Switching from Cartesian to polar coordinates involves a transformation that makes use of geometry and trigonometry.

Here's the step-by-step process:

• First, you calculate the distance from the origin to the point, which is known as \( r \) (the radial distance or radius). For a point \((x, y)\), the radius \( r \) is calculated using the formula: \[ r = \sqrt{x^2 + y^2}. \]
• Next, you determine the angle \( \theta \) (theta), which represents the direction from the origin to the point. For points on the \( x \)-axis, you may consider the angle based on standard trigonometric angles. For a point like \((-9, 0)\), the angle \( \theta \) can be found as 180° because it lies on the negative \( x \)-axis.

This transformation reveals how far a point is from the origin and the direction it makes with the positive \( x \)-axis.

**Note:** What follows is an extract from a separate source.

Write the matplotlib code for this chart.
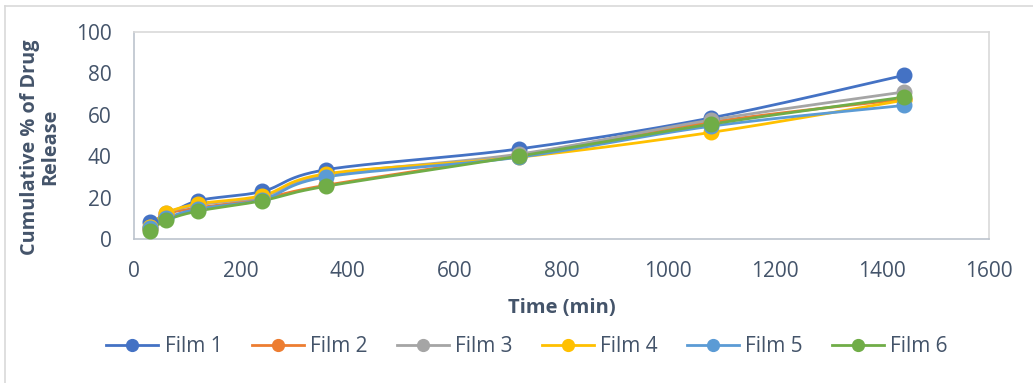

When converting, remember that there can be multiple ways to represent the same point - by adding integers of 360° (or \( 2\pi \) radians) to \( \theta \), you can achieve equivalent polar coordinates. This process helps in understanding points in a circular context rather than a grid.

Radians are a unit of angular measure in mathematics, much like degrees. However, radians provide a more natural measure in calculus and trigonometry because they relate directly to the properties of circles.

One full revolution around a circle is \( 2\pi \) radians, which is equivalent to 360 degrees in the degree system. So, \( \pi \) radians represents a half-circle (or 180°). This unit emerges naturally due to the relationship between a circle's radius and its circumference, which is \( 2\pi \cdot r \).

Using radians allows us to express angles in terms of \( \pi \), which simplifies computations in advanced mathematics. For example, in the problem where the Cartesian coordinates \((-9,0)\) are given, we convert to polar coordinates and express the angle as \( \pi \) radians (180°).

• Radians are preferred in calculus because they simplify derivative and integral calculations on trigonometric functions.
• Understanding radians is crucial, as it provides a more profound comprehension of angular movement in mathematical formulas.

Radians might seem challenging at first, but practicing conversions between degrees and radians can greatly enhance comprehension.